Pierre Chenal n'a jamais été assistant. Il a commencé par faire quelques documentaires, après quoi il a tout de suite réalisé Le Martyre de l'obèse puis La Rue sans nom.

Christian Stengel est un producteur qui a su devenir un bon metteur en scène, sans avoir été assistant.

Plus récemment, René Chanas, qui vient de révéler une personnalité intéressante et sensible en présentant Le Jugement dernier, n'a jamais été assistant. Il a d'abord travaillé comme «barbouilleur» de studio, puis comme décorateur, puis comme réalisateur de documentaires, et voici qu'il se trouve aujourd'hui l'un de nos meilleurs réalisateurs de longs métrages, sans avoir passé par la filière que le Syndicat des techniciens prétend imposer.

Jean Cocteau, non plus, comme l'on sait, n'a jamais été assistant. On peut estimer que ses soucis d'esthétisme à l'écran sont contestables, mais il apporte évidemment un style original et il n'y aurait eu absolument aucune raison valable de l'empêcher de faire des films.
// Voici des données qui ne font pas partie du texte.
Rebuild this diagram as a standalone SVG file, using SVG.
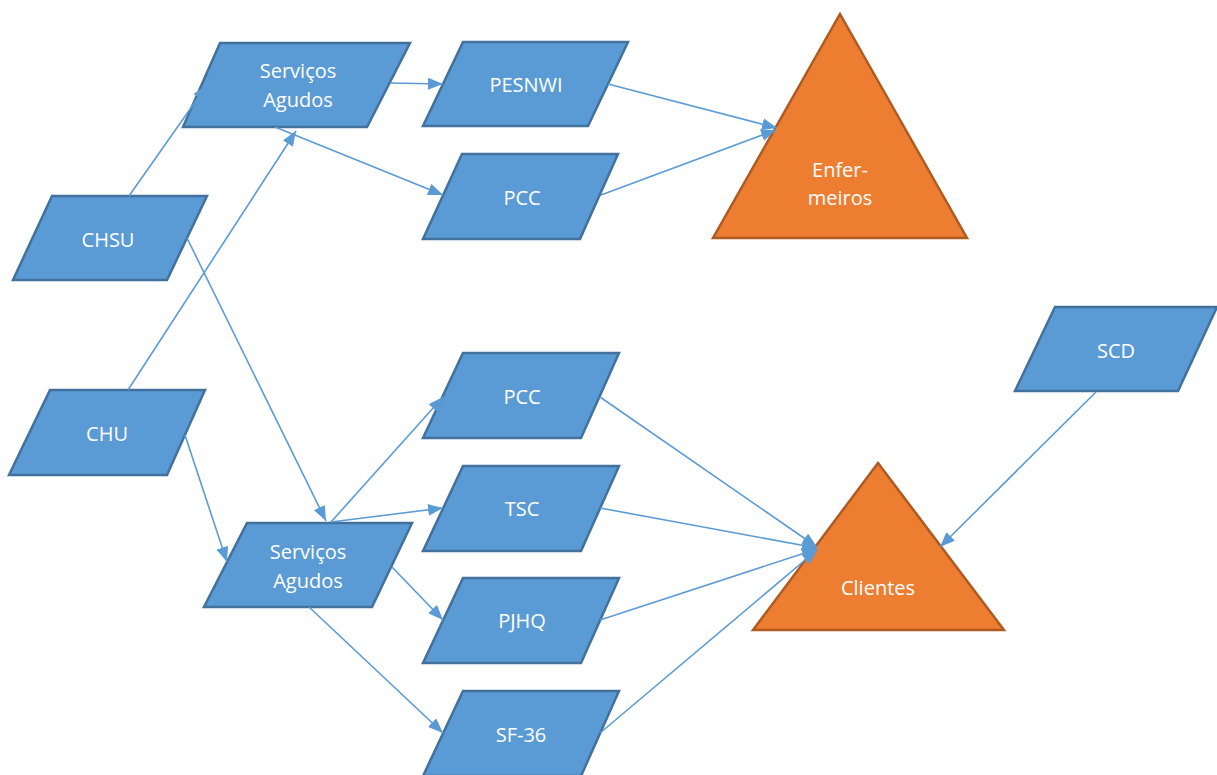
<svg xmlns="http://www.w3.org/2000/svg" width="1217" height="775" viewBox="0 0 1217 775">
  <style>
    .box { fill: #5B9BD5; stroke: #41719C; stroke-width: 2.5; stroke-linejoin: miter; }
    .tri { fill: #ED7D31; stroke: #AE5A21; stroke-width: 2.5; stroke-linejoin: miter; }
    .lbl { fill: #FFFFFF; font-family: "Open Sans", "Noto Sans", "Liberation Sans", sans-serif; font-size: 20px; text-anchor: middle; }
    .edge { fill: none; stroke: #5B9BD5; stroke-width: 1.6; marker-end: url(#arrow); }
  </style>
  <defs>
    <marker id="arrow" markerUnits="userSpaceOnUse" markerWidth="16" markerHeight="12" refX="15" refY="6" orient="auto">
      <path d="M0,0 L15,6 L0,12 Z" fill="#5B9BD5"/>
    </marker>
  </defs>
  <rect width="1217" height="775" fill="#FFFFFF"/>

  <!-- source nodes -->
  <g id="chsu">
    <polygon class="box" points="52,196 207,196 167,280 13,280"/>
    <text class="lbl" x="108" y="247">CHSU</text>
  </g>
  <g id="chu">
    <polygon class="box" points="50,390 205,390 167,475 9,475"/>
    <text class="lbl" x="107" y="441">CHU</text>
  </g>

  <!-- service nodes -->
  <g id="servicos-agudos-top">
    <polygon class="box" points="220,43 410,43 367,127 183,127"/>
    <text class="lbl" x="298" y="78">Serviços</text>
    <text class="lbl" x="298" y="107">Agudos</text>
  </g>
  <g id="servicos-agudos-bottom">
    <polygon class="box" points="247,523 412,523 372,607 204,607"/>
    <text class="lbl" x="308" y="559">Serviços</text>
    <text class="lbl" x="308" y="588">Agudos</text>
  </g>

  <!-- instrument nodes -->
  <g id="pesnwi">
    <polygon class="box" points="463,42 628,42 588,126 423,126"/>
    <text class="lbl" x="526" y="92">PESNWI</text>
  </g>
  <g id="pcc-top">
    <polygon class="box" points="462,154 618,154 580,239 423,239"/>
    <text class="lbl" x="522" y="205">PCC</text>
  </g>
  <g id="pcc-bottom">
    <polygon class="box" points="463,353 619,353 581,438 423,438"/>
    <text class="lbl" x="522" y="404">PCC</text>
  </g>
  <g id="tsc">
    <polygon class="box" points="463,466 619,466 581,551 423,551"/>
    <text class="lbl" x="522" y="516">TSC</text>
  </g>
  <g id="pjhq">
    <polygon class="box" points="463,578 619,578 581,663 423,663"/>
    <text class="lbl" x="522" y="628">PJHQ</text>
  </g>
  <g id="sf36">
    <polygon class="box" points="463,691 619,691 581,776 423,776"/>
    <text class="lbl" x="521" y="742">SF-36</text>
  </g>
  <g id="scd">
    <polygon class="box" points="1055,307 1217,307 1178,391 1015,391"/>
    <text class="lbl" x="1116" y="358">SCD</text>
  </g>

  <!-- target groups -->
  <g id="enfermeiros">
    <polygon class="tri" points="840,14 967,238 713,238"/>
    <text class="lbl" x="840" y="177">Enfer-</text>
    <text class="lbl" x="840" y="205">meiros</text>
  </g>
  <g id="clientes">
    <polygon class="tri" points="878,463 1004,630 753,630"/>
    <text class="lbl" x="878" y="595">Clientes</text>
  </g>

  <!-- connectors, drawn over the node outlines -->
  <g id="connectors">
    <line class="edge" x1="129" y1="196" x2="207" y2="85"/>
    <line class="edge" x1="128" y1="390" x2="296" y2="131"/>
    <line class="edge" x1="275" y1="127" x2="443" y2="195"/>
    <line class="edge" x1="390" y1="83" x2="443" y2="84"/>
    <line class="edge" x1="608" y1="84" x2="777" y2="128"/>
    <line class="edge" x1="601" y1="195" x2="776" y2="130"/>
    <line class="edge" x1="187" y1="238" x2="326" y2="521"/>
    <line class="edge" x1="185" y1="435" x2="227" y2="562"/>
    <line class="edge" x1="331" y1="522" x2="443" y2="397"/>
    <line class="edge" x1="331" y1="522" x2="443" y2="508"/>
    <line class="edge" x1="392" y1="567" x2="443" y2="620"/>
    <line class="edge" x1="309" y1="607" x2="443" y2="733"/>
    <line class="edge" x1="600" y1="397" x2="817" y2="547"/>
    <line class="edge" x1="600" y1="508" x2="817" y2="548"/>
    <line class="edge" x1="600" y1="620" x2="817" y2="549"/>
    <line class="edge" x1="600" y1="733" x2="817" y2="550"/>
    <line class="edge" x1="1096" y1="392" x2="940" y2="547"/>
  </g>
</svg>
Enfin, l'une des plus jolies conséquences de la décision du Syndicat serait d'interdire à André Malraux de réaliser Espoir, si c'était aujourd'hui seulement qu'il veuille tourner ce beau film, – Espoir, qui a justement reçu dernièrement le prix Louis Delluc. Malraux, pourtant, n'a jamais été assistant et n'avait même jamais collaboré auparavant à une production cinématographique.

Cette petite liste est, bien sûr, extrêmement incomplète.

La seule solution

Or, je pense qu'une des principales qualités d'Espoir vient précisément du fait que Malraux n'était pas un «technicien». Il y a, en effet, dans ces images émouvantes une sorte de fraîcheur et une simplicité dont bien des vétérans de la caméra auraient été, on peut le croire, fort incapables. En ce sens, on peut estimer qu'interdire aux Malraux inconnus, qui existent peut-être, de faire des films, c'est vouloir abaisser la qualité du cinéma français.

Ne serait-ce que pour cette raison, je ne vois pas d'autre solution à la question de l'accès à la profession de réalisateur, qu'une absolue liberté.

Demande-t-on à un jeune écrivain qui veut publier son premier livre s'il a pris soin auparavant de remplir trois fois l'encrier d'un académicien ?

Au cinéma, au lieu de chercher à décourager les talents nouveaux, il serait tout de même plus intelligent de faciliter par tous les moyens la production des courts métrages qui, eux, donnent vraiment aux aspirants-réalisateurs l'occasion de s'exercer utilement.